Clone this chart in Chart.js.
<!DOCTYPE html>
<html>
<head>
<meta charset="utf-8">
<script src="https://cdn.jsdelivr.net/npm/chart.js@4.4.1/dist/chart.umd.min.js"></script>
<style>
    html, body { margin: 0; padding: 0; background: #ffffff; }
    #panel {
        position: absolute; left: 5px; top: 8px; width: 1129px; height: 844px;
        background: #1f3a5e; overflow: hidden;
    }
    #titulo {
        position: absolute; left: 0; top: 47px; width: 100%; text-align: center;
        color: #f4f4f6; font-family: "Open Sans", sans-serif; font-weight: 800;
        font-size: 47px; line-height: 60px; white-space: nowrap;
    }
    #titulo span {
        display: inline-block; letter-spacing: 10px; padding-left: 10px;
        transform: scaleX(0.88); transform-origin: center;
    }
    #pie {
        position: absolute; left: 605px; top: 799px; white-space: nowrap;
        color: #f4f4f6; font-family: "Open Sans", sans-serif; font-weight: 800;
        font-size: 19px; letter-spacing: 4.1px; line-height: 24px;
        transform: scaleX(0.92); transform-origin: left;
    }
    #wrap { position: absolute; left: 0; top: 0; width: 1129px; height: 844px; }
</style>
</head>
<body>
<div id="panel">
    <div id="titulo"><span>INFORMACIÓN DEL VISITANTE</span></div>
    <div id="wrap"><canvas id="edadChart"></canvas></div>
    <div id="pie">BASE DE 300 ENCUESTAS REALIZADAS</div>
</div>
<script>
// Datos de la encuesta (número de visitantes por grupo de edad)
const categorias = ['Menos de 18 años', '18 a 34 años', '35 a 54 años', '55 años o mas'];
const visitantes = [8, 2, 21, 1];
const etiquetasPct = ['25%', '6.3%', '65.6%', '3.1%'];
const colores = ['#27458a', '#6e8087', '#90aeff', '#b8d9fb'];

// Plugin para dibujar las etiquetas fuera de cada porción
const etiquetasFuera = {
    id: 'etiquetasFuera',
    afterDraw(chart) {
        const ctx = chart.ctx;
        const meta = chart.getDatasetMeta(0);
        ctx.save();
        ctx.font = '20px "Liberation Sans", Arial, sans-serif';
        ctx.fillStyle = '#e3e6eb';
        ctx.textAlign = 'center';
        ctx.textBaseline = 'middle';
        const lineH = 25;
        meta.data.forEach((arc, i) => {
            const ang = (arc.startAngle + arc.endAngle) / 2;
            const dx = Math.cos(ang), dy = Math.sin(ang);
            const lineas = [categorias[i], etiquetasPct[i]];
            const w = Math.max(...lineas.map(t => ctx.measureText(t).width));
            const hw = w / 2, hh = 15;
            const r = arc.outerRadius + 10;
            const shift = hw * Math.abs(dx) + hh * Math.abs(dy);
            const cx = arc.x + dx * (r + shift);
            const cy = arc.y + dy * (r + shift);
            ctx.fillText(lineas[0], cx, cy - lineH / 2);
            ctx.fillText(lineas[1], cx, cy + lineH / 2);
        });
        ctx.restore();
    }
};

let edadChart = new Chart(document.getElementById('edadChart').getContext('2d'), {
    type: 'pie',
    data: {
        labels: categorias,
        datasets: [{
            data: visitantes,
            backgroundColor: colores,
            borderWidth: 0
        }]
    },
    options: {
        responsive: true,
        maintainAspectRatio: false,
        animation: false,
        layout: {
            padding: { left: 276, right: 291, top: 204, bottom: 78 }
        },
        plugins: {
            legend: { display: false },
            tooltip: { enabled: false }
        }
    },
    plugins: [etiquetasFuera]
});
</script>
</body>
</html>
==============================
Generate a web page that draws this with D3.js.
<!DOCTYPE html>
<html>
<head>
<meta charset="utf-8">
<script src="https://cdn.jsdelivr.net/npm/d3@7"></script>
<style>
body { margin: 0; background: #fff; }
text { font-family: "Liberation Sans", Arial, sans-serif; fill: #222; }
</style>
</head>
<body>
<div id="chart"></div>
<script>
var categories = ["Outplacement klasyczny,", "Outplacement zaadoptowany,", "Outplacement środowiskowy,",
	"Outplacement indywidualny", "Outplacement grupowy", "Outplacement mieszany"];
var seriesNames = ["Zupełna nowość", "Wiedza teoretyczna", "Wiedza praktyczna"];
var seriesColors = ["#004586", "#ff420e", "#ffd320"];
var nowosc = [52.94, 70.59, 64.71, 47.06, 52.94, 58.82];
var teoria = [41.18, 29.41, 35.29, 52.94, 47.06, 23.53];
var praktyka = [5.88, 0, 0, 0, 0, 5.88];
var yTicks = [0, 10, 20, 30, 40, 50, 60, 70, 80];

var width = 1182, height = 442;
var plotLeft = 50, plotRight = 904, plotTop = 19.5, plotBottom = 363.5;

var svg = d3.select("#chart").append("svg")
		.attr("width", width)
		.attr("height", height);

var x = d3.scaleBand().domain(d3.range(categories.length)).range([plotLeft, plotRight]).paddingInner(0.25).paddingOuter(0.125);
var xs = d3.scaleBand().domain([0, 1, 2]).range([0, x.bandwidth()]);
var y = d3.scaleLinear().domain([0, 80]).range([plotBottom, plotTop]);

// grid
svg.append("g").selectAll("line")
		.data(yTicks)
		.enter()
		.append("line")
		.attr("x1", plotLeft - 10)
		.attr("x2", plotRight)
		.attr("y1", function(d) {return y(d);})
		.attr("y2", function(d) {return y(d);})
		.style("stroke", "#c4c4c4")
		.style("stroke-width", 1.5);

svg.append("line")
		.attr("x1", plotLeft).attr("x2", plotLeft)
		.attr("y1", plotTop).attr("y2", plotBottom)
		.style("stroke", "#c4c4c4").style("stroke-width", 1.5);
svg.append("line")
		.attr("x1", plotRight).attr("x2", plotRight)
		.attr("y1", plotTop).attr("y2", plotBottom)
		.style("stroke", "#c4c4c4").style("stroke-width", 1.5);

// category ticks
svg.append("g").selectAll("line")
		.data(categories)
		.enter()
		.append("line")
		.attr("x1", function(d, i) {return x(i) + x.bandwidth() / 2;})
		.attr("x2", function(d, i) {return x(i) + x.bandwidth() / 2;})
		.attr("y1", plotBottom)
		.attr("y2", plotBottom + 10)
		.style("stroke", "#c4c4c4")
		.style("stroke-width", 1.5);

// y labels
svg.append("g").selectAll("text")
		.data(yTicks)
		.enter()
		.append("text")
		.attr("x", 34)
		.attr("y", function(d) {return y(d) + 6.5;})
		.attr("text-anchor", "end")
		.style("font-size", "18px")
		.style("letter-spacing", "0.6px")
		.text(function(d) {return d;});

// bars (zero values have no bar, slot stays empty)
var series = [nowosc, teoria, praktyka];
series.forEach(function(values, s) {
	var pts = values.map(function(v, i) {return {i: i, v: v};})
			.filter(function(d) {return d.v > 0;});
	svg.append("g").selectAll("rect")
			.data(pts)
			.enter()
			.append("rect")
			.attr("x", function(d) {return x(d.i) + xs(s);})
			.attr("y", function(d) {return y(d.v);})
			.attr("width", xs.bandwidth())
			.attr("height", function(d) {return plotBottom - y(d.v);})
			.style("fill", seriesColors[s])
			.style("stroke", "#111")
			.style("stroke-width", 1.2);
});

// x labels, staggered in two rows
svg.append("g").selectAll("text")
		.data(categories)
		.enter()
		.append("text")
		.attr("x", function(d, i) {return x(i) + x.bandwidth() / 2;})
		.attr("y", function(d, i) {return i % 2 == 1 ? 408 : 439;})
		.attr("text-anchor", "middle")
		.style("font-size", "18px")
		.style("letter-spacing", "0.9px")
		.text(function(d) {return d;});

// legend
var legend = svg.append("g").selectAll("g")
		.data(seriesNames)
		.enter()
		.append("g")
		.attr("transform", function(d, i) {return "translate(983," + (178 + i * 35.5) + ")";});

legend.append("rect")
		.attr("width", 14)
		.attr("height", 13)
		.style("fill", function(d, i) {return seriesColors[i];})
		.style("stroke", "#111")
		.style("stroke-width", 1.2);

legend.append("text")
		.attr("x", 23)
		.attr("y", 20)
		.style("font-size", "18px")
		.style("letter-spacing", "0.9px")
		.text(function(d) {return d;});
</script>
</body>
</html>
==============================
# [Exercise brief]
In the listing above, locate the line containing "Clone this chart in Chart.js." and the line containing "const colores = ['#27458a', '#6e8087', '#90aeff', '#b8d9fb'];", then transcribe both and every line between them verbatim.

# [Task output]
Clone this chart in Chart.js.
<!DOCTYPE html>
<html>
<head>
<meta charset="utf-8">
<script src="https://cdn.jsdelivr.net/npm/chart.js@4.4.1/dist/chart.umd.min.js"></script>
<style>
    html, body { margin: 0; padding: 0; background: #ffffff; }
    #panel {
        position: absolute; left: 5px; top: 8px; width: 1129px; height: 844px;
        background: #1f3a5e; overflow: hidden;
    }
    #titulo {
        position: absolute; left: 0; top: 47px; width: 100%; text-align: center;
        color: #f4f4f6; font-family: "Open Sans", sans-serif; font-weight: 800;
        font-size: 47px; line-height: 60px; white-space: nowrap;
    }
    #titulo span {
        display: inline-block; letter-spacing: 10px; padding-left: 10px;
        transform: scaleX(0.88); transform-origin: center;
    }
    #pie {
        position: absolute; left: 605px; top: 799px; white-space: nowrap;
        color: #f4f4f6; font-family: "Open Sans", sans-serif; font-weight: 800;
        font-size: 19px; letter-spacing: 4.1px; line-height: 24px;
        transform: scaleX(0.92); transform-origin: left;
    }
    #wrap { position: absolute; left: 0; top: 0; width: 1129px; height: 844px; }
</style>
</head>
<body>
<div id="panel">
    <div id="titulo"><span>INFORMACIÓN DEL VISITANTE</span></div>
    <div id="wrap"><canvas id="edadChart"></canvas></div>
    <div id="pie">BASE DE 300 ENCUESTAS REALIZADAS</div>
</div>
<script>
// Datos de la encuesta (número de visitantes por grupo de edad)
const categorias = ['Menos de 18 años', '18 a 34 años', '35 a 54 años', '55 años o mas'];
const visitantes = [8, 2, 21, 1];
const etiquetasPct = ['25%', '6.3%', '65.6%', '3.1%'];
const colores = ['#27458a', '#6e8087', '#90aeff', '#b8d9fb'];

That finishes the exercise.